A nativity story reboot that gently skewers French cultural pretensions, it features newcomer Victor Ezenfis as a discontented Parisian teenager in search of a father, Mathieu Amalric and Fabrizio Rongione as his, respectively, callous and gentle alternative paternal options, and Natacha Régnier as his single mother.
The American-born expatriate filmmaker Eugène Green exists in his own special artistic orbit. All Green’s films share a formal rigor and an increasingly refined modulation between the playfully comic, the urgently human, and the transcendent, and they are each as exquisitely balanced as the baroque music and architecture that he cherishes.

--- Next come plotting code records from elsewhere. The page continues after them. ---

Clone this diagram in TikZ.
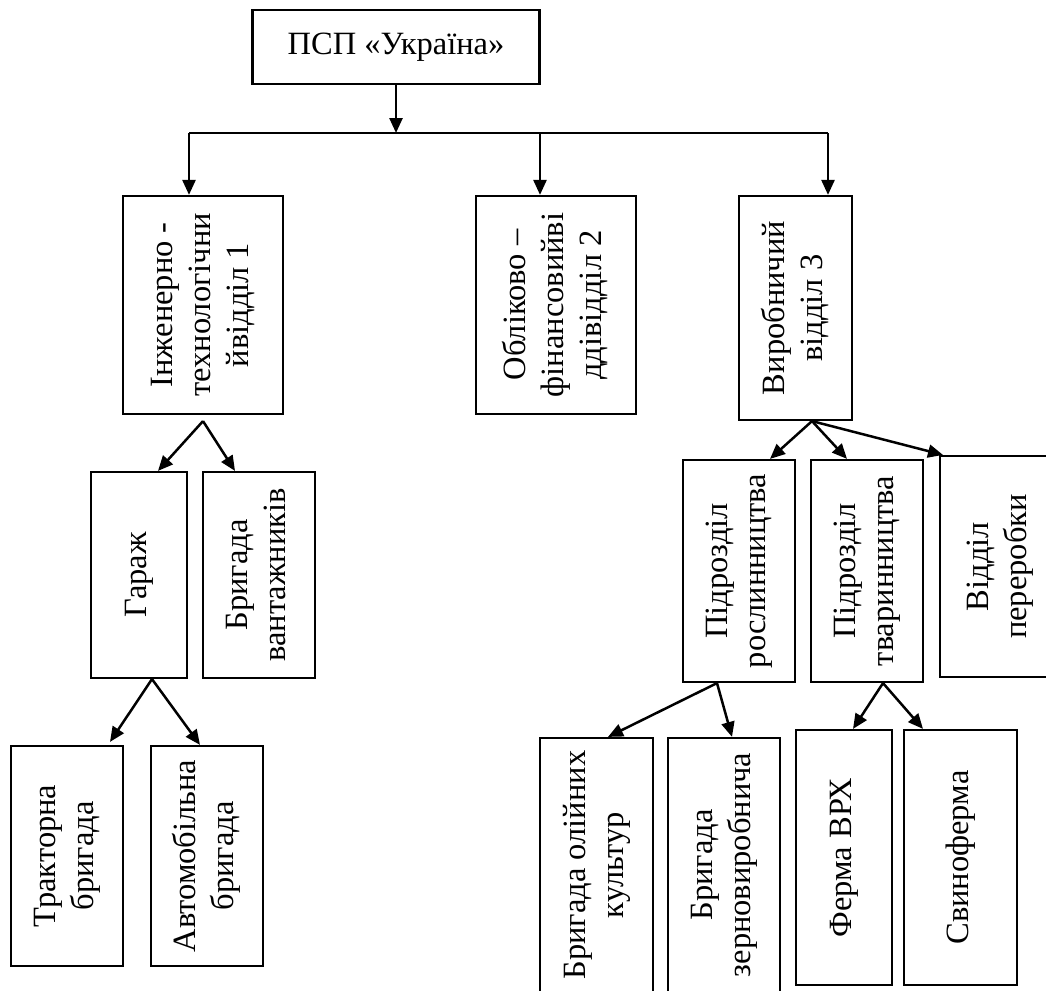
\documentclass[tikz,border=0pt]{standalone}
\usepackage{fontspec}
\setmainfont{Liberation Serif}
\usetikzlibrary{arrows.meta}
\newcommand{\vtext}[1]{\rotatebox{90}{\begin{tabular}{@{}c@{}}#1\end{tabular}}}
\tikzset{
  box/.style={draw=black, line width=2.2pt, fill=white, inner sep=0pt, rectangle,
    font=\fontsize{32.5}{38}\selectfont},
  arr/.style={draw=black, line width=2.5pt, -{Triangle[length=15pt,width=13pt]}},
  bus/.style={draw=black, line width=2.5pt}
}
\begin{document}
\begin{tikzpicture}[x=1pt,y=-1pt]
\useasboundingbox[fill=white] (0,0) rectangle (1046,990);
\clip (0,0) rectangle (1046,990);
% level 0
\node[box, minimum width=287pt, minimum height=74pt] (top) at (396,47) {ПСП «Україна»};
% level 1
\node[box, minimum width=160pt, minimum height=218pt] (b1) at (203,305) {\vtext{Інженерно -\\технологічни\\йвідділ 1}};
\node[box, minimum width=160pt, minimum height=218pt] (b2) at (556,305) {\vtext{Обліково –\\фінансовийві\\ддівідділ 2}};
\node[box, minimum width=113pt, minimum height=224pt] (b3) at (795.5,308) {\vtext{Виробничий\\відділ 3}};
% level 2
\node[box, minimum width=96pt, minimum height=206pt] (garage) at (139,575) {\vtext{Гараж}};
\node[box, minimum width=112pt, minimum height=206pt] (vantazh) at (259,575) {\vtext{Бригада\\вантажників}};
\node[box, minimum width=112pt, minimum height=222pt] (roslyn) at (739,571) {\vtext{Підрозділ\\рослинництва}};
\node[box, minimum width=112pt, minimum height=222pt] (tvaryn) at (867,571) {\vtext{Підрозділ\\тваринництва}};
\node[box, minimum width=120pt, minimum height=221pt] (pererob) at (1000,566.5) {\vtext{Відділ\\переробки}};
% level 3
\node[box, minimum width=112pt, minimum height=220pt] (traktor) at (67,856) {\vtext{Тракторна\\бригада}};
\node[box, minimum width=112pt, minimum height=220pt] (avto) at (207,856) {\vtext{Автомобільна\\бригада}};
\node[box, minimum width=113pt, minimum height=254pt] (oliyni) at (596.5,865) {\vtext{Бригада олійних\\культур}};
\node[box, minimum width=112pt, minimum height=254pt] (zerno) at (724,865) {\vtext{Бригада\\зерновиробнича}};
\node[box, minimum width=96pt, minimum height=255pt] (ferma) at (844,857.5) {\vtext{Ферма ВРХ}};
\node[box, minimum width=113pt, minimum height=255pt] (svyno) at (960.5,857.5) {\vtext{Свиноферма}};
% bus
\coordinate (busM) at (396,133);
\coordinate (busL) at (189,133);
\coordinate (bus2) at (540,133);
\coordinate (busR) at (828,133);
\draw[arr] (top.south) -- (busM);
\draw[bus] (busL) -- (busR);
\draw[arr] (busL) -- (busL |- b1.north);
\draw[arr] (bus2) -- (bus2 |- b2.north);
\draw[arr] (busR) -- (busR |- b3.north);
% b1 children
\draw[arr] ([yshift=-6pt]b1.south) -- ([xshift=19pt]garage.north);
\draw[arr] ([yshift=-6pt]b1.south) -- ([xshift=-24pt]vantazh.north);
% garage children
\draw[arr] ([xshift=13pt]garage.south) -- ([xshift=43pt,yshift=3pt]traktor.north);
\draw[arr] ([xshift=13pt]garage.south) -- ([xshift=-7pt]avto.north);
% b3 children
\draw[arr] ([xshift=16.5pt]b3.south) -- ([xshift=31pt]roslyn.north);
\draw[arr] ([xshift=16.5pt]b3.south) -- ([xshift=-20pt]tvaryn.north);
\draw[arr] ([xshift=16.5pt]b3.south) -- ([xshift=-57pt]pererob.north);
% roslyn children
\draw[arr] ([xshift=-22pt]roslyn.south) -- ([xshift=11.5pt]oliyni.north);
\draw[arr] ([xshift=-22pt]roslyn.south) -- ([xshift=8pt]zerno.north);
% tvaryn children
\draw[arr] ([xshift=16pt]tvaryn.south) -- ([xshift=9pt]ferma.north);
\draw[arr] ([xshift=16pt]tvaryn.south) -- ([xshift=-37.5pt]svyno.north);
\end{tikzpicture}
\end{document}
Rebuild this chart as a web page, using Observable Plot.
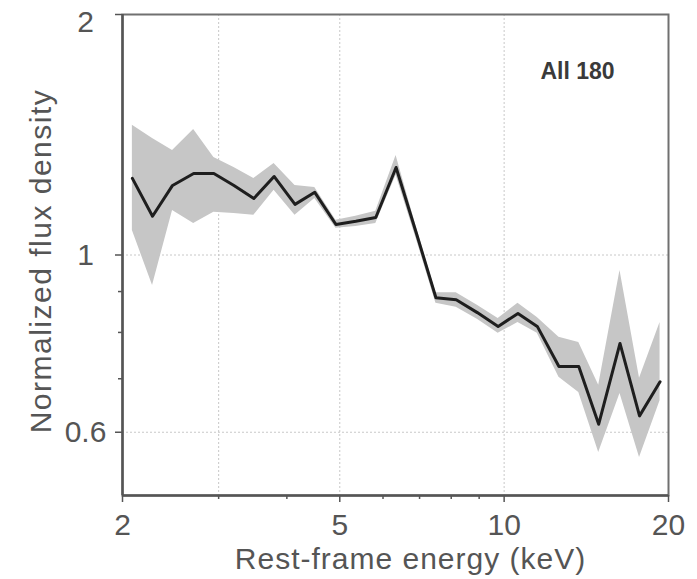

Eugène Green drops biblical motifs – Abraham and Isaac, Mary and Joseph – into this genuinely contemporary setting as if it were the most natural thing in the world, augmenting them with nods to crime films, Italian Baroque music, a Doisneau photograph, three 17th century paintings and an artificial way of speaking that is anything but current.
The characters are positioned within the visual compositions and look directly into the camera, their diction flawless. Whatever needs saying – and that’s a lot – they recite impassively, in declamatory fashion. Along the way, there are jabs at the literature milieu and trendy yuppies.
A film where divine seriousness rubs against bizarre comedy, where theology meets caricature, an intriguing film, anachronistic and innovative in equal measure.